Entertainment & Arts

Spotify boycotts 'alienate fans'

Coldplay frontman Chris Martin
Coldplay's manager said he was worried that Spotify was competing with download stores

Singers and bands who withhold their albums from music streaming services, such as Spotify, are in danger of alienating their fans, an executive from record label Universal has said.

Acts including Adele and Coldplay kept their latest albums off Spotify, which is seen by some as damaging sales.

But Francis Keeling, vice president of digital at Universal Music, said such acts risk "alienating their fanbases".

Universal is the world's most successful record label.

Adele's track Rolling In The Deep was the most-played single of 2011 on Spotify UK, but the star has withheld the complete album, 21 - released by the XL label - from the service.

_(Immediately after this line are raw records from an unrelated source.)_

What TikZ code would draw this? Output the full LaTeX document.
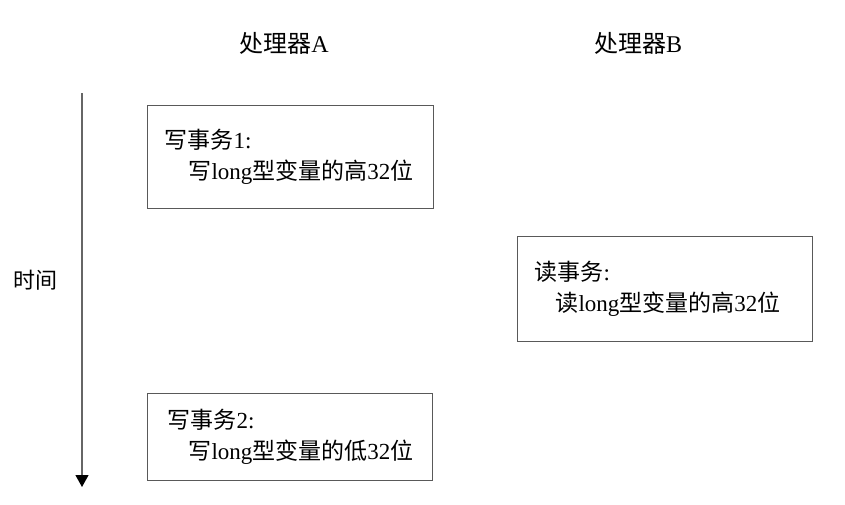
\documentclass[tikz,border=0pt]{standalone}
\usepackage{fontspec}
\setmainfont{Liberation Serif}
\newfontfamily\cjk{Noto Sans CJK SC}
\usetikzlibrary{arrows.meta}
\begin{document}
\begin{tikzpicture}[x=1pt,y=1pt,
  txt/.style={font=\fontsize{22}{31}\selectfont, inner sep=0pt},
  head/.style={font=\fontsize{24}{31}\selectfont, inner sep=0pt},
  evbox/.style={draw=black!65, line width=1pt, font=\fontsize{23}{31}\selectfont,
    align=left, inner xsep=17pt, inner ysep=0pt, anchor=north west},
  timeline/.style={draw=black!60, line width=1.2pt,
    -{Triangle[width=13pt,length=12pt,fill=black,color=black]}}]
\useasboundingbox (0,0) rectangle (845,-504);
\node[head] (pa) at (284,-43) {{\cjk 处理器}A};
\node[head] (pb) at (638,-43) {{\cjk 处理器}B};
\node[txt] (time) at (35,-280) {\cjk 时间};
\node[evbox, text width=252pt, minimum height=103pt] (w1) at (147,-105)
  {{\cjk 写事务}1:\\\hspace*{24pt}{\cjk 写}long{\cjk 型变量的高}32{\cjk 位}};
\node[evbox, text width=261pt, minimum height=105pt] (r1) at (517,-236)
  {{\cjk 读事务}:\\\hspace*{21pt}{\cjk 读}long{\cjk 型变量的高}32{\cjk 位}};
\node[evbox, inner xsep=20pt, text width=245pt, minimum height=87pt] (w2) at (147,-393)
  {{\cjk 写事务}2:\\\hspace*{21pt}{\cjk 写}long{\cjk 型变量的低}32{\cjk 位}};
\coordinate (ttop) at (82,-93);
\coordinate (tbot) at (82,-487);
\draw[timeline] (ttop) -- (tbot);
\end{tikzpicture}
\end{document}
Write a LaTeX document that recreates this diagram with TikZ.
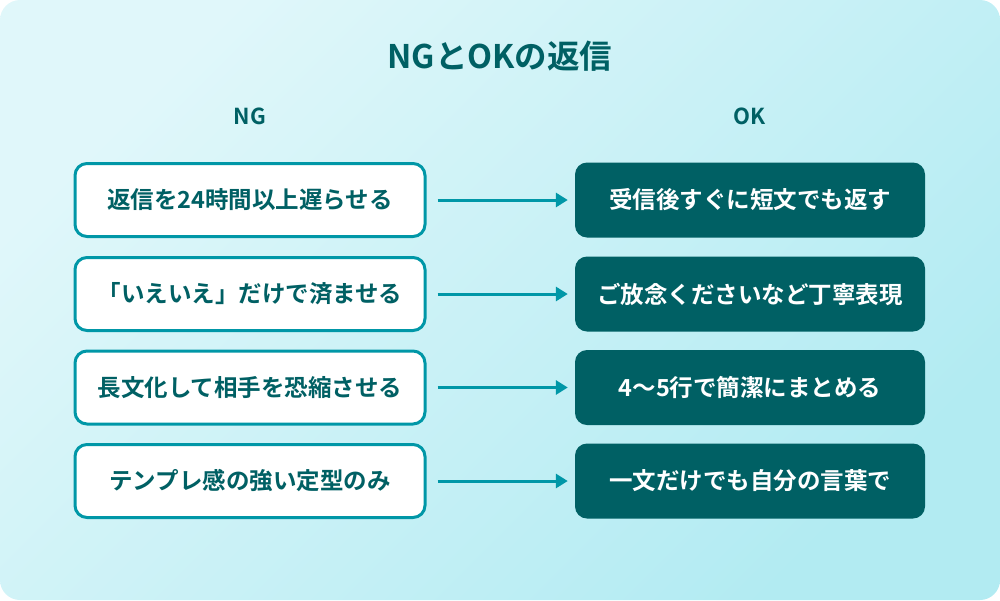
\documentclass[tikz,border=0pt]{standalone}
\usepackage{fontspec}
\setmainfont{Noto Sans CJK JP}[BoldFont={Noto Sans CJK JP Bold}]
\usetikzlibrary{arrows.meta}
\definecolor{bgA}{HTML}{E0F7FA}
\definecolor{bgB}{HTML}{B2EBF2}
\definecolor{darkteal}{HTML}{006064}
\definecolor{teal}{HTML}{0097A7}
\tikzset{
  ngbox/.style={draw=teal, line width=3pt, fill=white, rounded corners=12pt,
    minimum width=350pt, minimum height=73pt, inner sep=0pt,
    text=darkteal, font=\bfseries\fontsize{23.5}{26}\selectfont},
  okbox/.style={fill=darkteal, rounded corners=12pt, draw=none,
    minimum width=350pt, minimum height=75pt, inner sep=0pt,
    text=white, font=\bfseries\fontsize{23.5}{26}\selectfont},
  head/.style={text=darkteal, font=\bfseries\fontsize{22}{26}\selectfont, inner sep=0pt},
  conn/.style={draw=teal, line width=3pt, -{Triangle[length=12pt,width=14pt]},
    shorten <=11pt, shorten >=7pt}
}
\begin{document}
\begin{tikzpicture}[x=1pt,y=-1pt]
\useasboundingbox (0,0) rectangle (1000,600);
\shade[rounded corners=20pt, top color=bgA, bottom color=bgB, shading angle=45]
  (0,0) rectangle (1000,600);
\node[text=darkteal, font=\bfseries\fontsize{32.5}{38}\selectfont, inner sep=0pt] (title) at (500,56) {NGとOKの返信};
\node[head] (hng) at (250,116) {NG};
\node[head] (hok) at (750,116) {OK};
\node[ngbox] (l1) at (250,200) {返信を24時間以上遅らせる};
\node[ngbox] (l2) at (250,294) {「いえいえ」だけで済ませる};
\node[ngbox] (l3) at (250,387.5) {長文化して相手を恐縮させる};
\node[ngbox] (l4) at (250,481) {テンプレ感の強い定型のみ};
\node[okbox] (r1) at (750,200) {受信後すぐに短文でも返す};
\node[okbox] (r2) at (750,294) {ご放念くださいなど丁寧表現};
\node[okbox] (r3) at (750,387.5) {4〜5行で簡潔にまとめる};
\node[okbox] (r4) at (750,481) {一文だけでも自分の言葉で};
\draw[conn] (l1) -- (r1);
\draw[conn] (l2) -- (r2);
\draw[conn] (l3) -- (r3);
\draw[conn] (l4) -- (r4);
\end{tikzpicture}
\end{document}
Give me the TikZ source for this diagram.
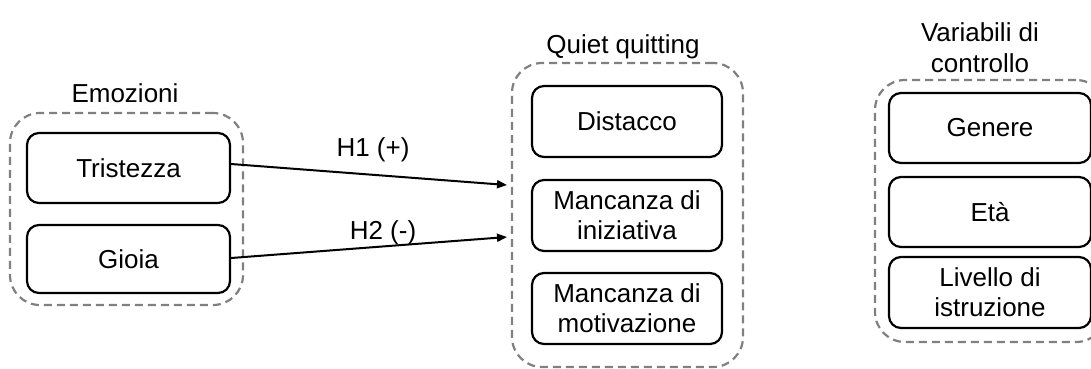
\documentclass[tikz,border=0pt]{standalone}
\usepackage{fontspec}
\setmainfont{Liberation Sans}
\usetikzlibrary{arrows.meta}
\begin{document}
\begin{tikzpicture}[x=1pt,y=-1pt,
  every node/.style={font=\fontsize{26}{30}\selectfont, inner sep=0pt},
  varbox/.style={draw=black, line width=2.2pt, rounded corners=12pt,
    minimum width=200pt, minimum height=70pt, align=center},
  group/.style={draw=black!50, line width=2.2pt, dash pattern=on 8pt off 5pt,
    rounded corners=30pt},
  link/.style={line width=2pt, -{Triangle[length=10pt,width=8pt]}},
  title/.style={align=center}]
\useasboundingbox (0,0) rectangle (1091,368);

% Emozioni
\node[group, minimum width=233pt, minimum height=192pt] (gemo) at (126.5,209) {};
\node[title] (temo) at (125,93) {Emozioni};
\node[varbox, minimum width=203pt] (tri) at (128.5,168) {Tristezza};
\node[varbox, minimum width=203pt, minimum height=68pt] (gio) at (128.5,259) {Gioia};

% Quiet quitting
\node[group, minimum width=231pt, minimum height=304pt] (gqq) at (627.5,215) {};
\node[title] (tqq) at (623,47) {Quiet quitting};
\node[varbox, minimum width=190pt, minimum height=71pt] (dis) at (627,121.5) {Distacco};
\node[varbox, minimum width=190pt, minimum height=71pt] (ini) at (627,215.5) {Mancanza di\\iniziativa};
\node[varbox, minimum width=190pt, minimum height=71pt] (mot) at (627,308.5) {Mancanza di\\motivazione};

% Variabili di controllo
\node[group, minimum width=231pt, minimum height=262pt] (gvar) at (990.5,211) {};
\node[title] (tvar) at (980,48) {Variabili di\\[1pt]controllo};
\node[varbox, minimum width=202pt] (gen) at (990,128) {Genere};
\node[varbox, minimum width=202pt] (eta) at (990,212) {Età};
\node[varbox, minimum width=202pt, minimum height=71pt] (liv) at (990,292.5) {Livello di\\istruzione};

% Hypotheses
\coordinate (h1end) at (507,185);
\coordinate (h2end) at (507,237);
\draw[link] ([yshift=4pt]tri.east) -- (h1end);
\draw[link] ([yshift=1pt]gio.east) -- (h2end);
\node (lh1) at (373,150) {H1 (+)};
\node (lh2) at (383,233) {H2 (-)};
\end{tikzpicture}
\end{document}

Coldplay's manager Dave Holmes recently told Bloomberg Businessweek that the band's Mylo Xyloto, released on EMI, would be on Spotify eventually.

But he said: "I am very concerned. Spotify competes with download stores."

The Black Keys and Tom Waits are among the other high-profile acts who have kept their latest releases off streaming services.

Black Keys frontman Dan Auerbach told Billboard magazine that the royalties from streaming services were "so minuscule it's laughable".

"It's a cool thing to have if you're in a new band and you want to be heard," he said. "But if you are a bigger band that's already known and you rely on record sales for a living, then it's really no place to be."

Universal has said its research proved that Spotify did not cannibalise sales, and Mr Keeling said the label negotiated with artists on a case-by-case basis.

"Over time, we're trying to convince our artists that streaming services are the right thing to do and these services should be supported," he said, according to PaidContent.

Mr Keeling was speaking at the label's Investors' Open Day in London, where Spotify announced that it now had three million paying subscribers, with approximately 12 million more using its free service.